Monday, August 2, 2010

Choice

I briefly scanned an article that came to my email box this morning. The article made the statement "life is a matter of prospective" and I agree. The article's first paragraph stated that sometimes we say or do things we regret but can never take back. I am always say stupid things and I wonder why I can't get my mouth and brain to work together. Why can't I see far enough into the future to realize what I am going to say will both sound stupid and may cause either pain or hysteria. I have been on a roll with that tragedy more recently and I don't know why. After I realized what I've said and mull it over in my mind for days, I make resolutions to be mindful of what I saw - but it doesn't work. I keep on either giving out secrets that I've kept private for years or add situations which don't apply today. Whether or not these misstatements have affected the dear ones I'm talking to was not evident. Then I think, ok, you need to talk to them about it - oh no!!! by bringing it up may emphasize the topic ---- think!!! maybe they weren't paying any attention anyhow --- oh good, can I get out of it that easy??? I think not.
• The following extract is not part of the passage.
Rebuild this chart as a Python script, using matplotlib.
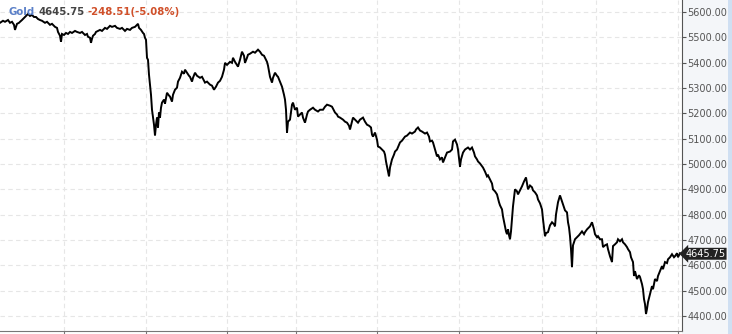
import matplotlib.pyplot as plt
from matplotlib.patches import Rectangle

# bar position (left to right) and price
bars = [0, 3, 5, 8, 10, 12, 14, 15, 16, 17, 19, 20, 22, 24, 25, 27, 28, 30, 32, 34,
        36, 38, 40, 42, 45, 47, 50, 52, 55, 57, 58, 60, 61, 62, 64, 66, 68, 70, 72, 75,
        77, 80, 82, 85, 87, 88, 90, 91, 92, 93, 95, 96, 98, 100, 102, 105, 107, 110, 112, 115,
        117, 120, 122, 125, 127, 130, 132, 135, 137, 138, 139, 141, 143, 144, 145, 146, 147, 148, 149, 150,
        151, 152, 153, 154, 155, 156, 157, 158, 159, 160, 161, 162, 164, 165, 167, 169, 170, 172, 173, 175,
        177, 178, 180, 182, 184, 185, 187, 189, 190, 192, 193, 195, 197, 200, 202, 205, 207, 210, 212, 214,
        216, 218, 220, 222, 224, 225, 227, 230, 232, 233, 235, 238, 240, 242, 244, 245, 247, 248, 250, 253,
        255, 258, 260, 262, 264, 267, 268, 270, 272, 273, 275, 277, 278, 280, 282, 284, 285, 286, 287, 288,
        290, 292, 293, 295, 297, 298, 300, 302, 303, 305, 307, 308, 310, 313, 315, 318, 320, 323, 325, 327,
        330, 332, 335, 337, 338, 340, 343, 345, 347, 349, 350, 352, 353, 355, 358, 360, 363, 365, 367, 369,
        371, 372, 373, 375, 377, 378, 380, 382, 384, 385, 386, 387, 388, 389, 390, 392, 394, 395, 397, 400,
        402, 405, 407, 410, 412, 415, 416, 418, 420, 422, 425, 427, 429, 430, 432, 433, 435, 437, 438, 440,
        442, 443, 445, 447, 450, 452, 453, 455, 457, 458, 460, 461, 463, 465, 468, 470, 472, 474, 475, 477,
        478, 480, 483, 485, 487, 488, 490, 492, 493, 495, 497, 499, 500, 502, 503, 504, 505, 506, 507, 508,
        509, 510, 511, 512, 513, 514, 515, 517, 518, 520, 522, 524, 526, 527, 528, 530, 532, 533, 535, 537,
        538, 540, 542, 543, 544, 545, 546, 548, 550, 552, 554, 555, 556, 558, 560, 561, 563, 565, 567, 568,
        569, 570, 571, 572, 573, 575, 577, 579, 582, 584, 585, 587, 590, 592, 594, 595, 597, 598, 600, 602,
        603, 605, 607, 608, 610, 611, 612, 613, 615, 617, 618, 620, 622, 623, 625, 627, 628, 630, 631, 633,
        634, 635, 637, 639, 640, 642, 643, 644, 645, 646, 647, 648, 650, 652, 653, 655, 657, 658, 660, 662,
        663, 665, 667, 668, 670, 672, 674, 675, 677, 678, 680]
price = [5557, 5565, 5561, 5568, 5557, 5561, 5549, 5529, 5541, 5553, 5557, 5561, 5568, 5576, 5580, 5588, 5592, 5584, 5588, 5580,
         5580, 5572, 5568, 5565, 5557, 5561, 5549, 5553, 5541, 5537, 5521, 5506, 5482, 5513, 5509, 5517, 5513, 5521, 5517, 5525,
         5521, 5517, 5521, 5509, 5513, 5502, 5498, 5478, 5494, 5506, 5513, 5521, 5525, 5529, 5525, 5537, 5533, 5545, 5541, 5545,
         5537, 5533, 5537, 5525, 5533, 5529, 5537, 5541, 5549, 5553, 5537, 5529, 5517, 5513, 5498, 5490, 5419, 5411, 5352, 5313,
         5273, 5214, 5183, 5155, 5112, 5155, 5183, 5144, 5203, 5183, 5222, 5242, 5254, 5238, 5281, 5270, 5266, 5246, 5273, 5293,
         5301, 5325, 5340, 5364, 5356, 5372, 5360, 5348, 5344, 5325, 5340, 5360, 5348, 5340, 5344, 5321, 5325, 5313, 5309, 5293,
         5305, 5321, 5328, 5344, 5372, 5399, 5391, 5403, 5399, 5419, 5403, 5384, 5411, 5443, 5427, 5399, 5419, 5431, 5435, 5443,
         5439, 5451, 5443, 5431, 5427, 5403, 5388, 5344, 5321, 5340, 5360, 5348, 5344, 5325, 5305, 5273, 5254, 5214, 5124, 5167,
         5175, 5234, 5242, 5214, 5222, 5187, 5195, 5203, 5183, 5163, 5195, 5207, 5214, 5222, 5214, 5207, 5214, 5214, 5226, 5234,
         5230, 5226, 5203, 5195, 5187, 5183, 5175, 5167, 5163, 5151, 5136, 5167, 5183, 5175, 5163, 5175, 5183, 5167, 5155, 5151,
         5144, 5116, 5108, 5124, 5096, 5069, 5065, 5057, 5049, 5037, 5010, 4990, 4970, 4951, 4986, 5018, 5037, 5049, 5057, 5085,
         5092, 5108, 5112, 5124, 5120, 5128, 5136, 5144, 5132, 5128, 5120, 5124, 5108, 5089, 5092, 5085, 5057, 5030, 5037, 5018,
         5026, 5006, 5026, 5045, 5049, 5057, 5089, 5096, 5077, 5057, 4990, 5018, 5045, 5057, 5065, 5057, 5065, 5045, 5030, 5018,
         5010, 5002, 4986, 4970, 4951, 4955, 4939, 4923, 4900, 4892, 4880, 4849, 4837, 4821, 4793, 4774, 4754, 4734, 4723, 4742,
         4719, 4703, 4734, 4782, 4833, 4868, 4900, 4892, 4880, 4896, 4912, 4931, 4947, 4923, 4900, 4915, 4908, 4896, 4888, 4876,
         4860, 4845, 4821, 4782, 4750, 4715, 4727, 4731, 4758, 4770, 4762, 4754, 4801, 4849, 4876, 4864, 4841, 4817, 4809, 4770,
         4750, 4715, 4664, 4593, 4679, 4703, 4711, 4719, 4734, 4723, 4731, 4742, 4754, 4770, 4742, 4723, 4711, 4715, 4703, 4703,
         4672, 4679, 4683, 4664, 4636, 4624, 4613, 4676, 4683, 4691, 4703, 4695, 4703, 4691, 4683, 4672, 4664, 4652, 4632, 4613,
         4558, 4577, 4546, 4561, 4554, 4526, 4506, 4467, 4447, 4408, 4428, 4455, 4487, 4518, 4506, 4546, 4538, 4558, 4577, 4597,
         4585, 4613, 4609, 4624, 4632, 4644, 4632, 4636, 4648, 4632, 4648]

session_lines = [64, 146, 227, 296, 377, 459, 542, 596, 678]
price_ticks = [4400, 4500, 4600, 4700, 4800, 4900, 5000, 5100, 5200, 5300, 5400, 5500, 5600]
last_price = 4645.75
change = -248.51
change_pct = -5.08

fig = plt.figure(figsize=(7.32, 3.34), dpi=100)
fig.patch.set_facecolor('white')

# right side panel and blue strip (behind the axes)
fig.patches.append(Rectangle((682 / 732, 0), 46 / 732, 1, transform=fig.transFigure,
                             facecolor='#f4f6f9', edgecolor='none', zorder=-5))
fig.patches.append(Rectangle((728 / 732, 0), 4 / 732, 1, transform=fig.transFigure,
                             facecolor='#cfdff2', edgecolor='none', zorder=-5))

ax = fig.add_axes([0, 3 / 334, 682 / 732, 331 / 334])
ax.set_facecolor('white')
ax.plot(bars, price, color='black', linewidth=1.4, solid_joinstyle='miter')

ax.set_xlim(0, 682)
ax.set_ylim(4341, 5647)

ax.set_xticks(session_lines)
ax.set_xticklabels([])
ax.set_yticks(price_ticks)
ax.set_yticklabels(['%.2f' % p for p in price_ticks])
ax.yaxis.tick_right()
ax.tick_params(axis='y', direction='out', length=3, width=0.8, colors='#555555',
               labelsize=7, pad=1)
ax.tick_params(axis='x', direction='out', length=3, width=0.8, colors='#777777')
ax.grid(True, color='#e6e6e6', linestyle=(0, (4, 3)), linewidth=0.8)

for side in ['top', 'left']:
    ax.spines[side].set_visible(False)
ax.spines['right'].set_color('#555555')
ax.spines['bottom'].set_color('#777777')

# last price marker on the axis
ax.annotate('%.2f' % last_price, xy=(1.0, last_price), xycoords=('axes fraction', 'data'),
            xytext=(2.5, 0), textcoords='offset points', ha='left', va='center',
            fontsize=7, color='white', annotation_clip=False,
            bbox=dict(boxstyle='larrow,pad=0.1', facecolor='#222222', edgecolor='none'))

# header text
fig.text(0.011, 0.978, 'Gold', color='#5b80c8', fontsize=7.3, fontweight='bold', va='top')
fig.text(0.053, 0.978, '%.2f' % last_price, color='#444444', fontsize=7.3, fontweight='bold', va='top')
fig.text(0.119, 0.978, '%.2f(%.2f%%)' % (change, change_pct), color='#d0502a', fontsize=7.3,
         fontweight='bold', va='top')

fig.savefig('out.png', dpi=100)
I think I will just wait until the subject matter comes up again then I will try to explain it away! Oh dear me, my mouth really does get me in trouble. I am a senior citizen who has lost good social skills and I am blaming my rampant mouth problems on that!!!

I do have a choice and if I were still a kid, I could hear my mom saying "you need more self-control!" She would be right. I must revert my lack of foresight of the outcome of what I say to attempting to not speak of certain matters without realizing the outcome of my words.

I hope you have a lovely day and may God bless you with abundant graces. Take good care.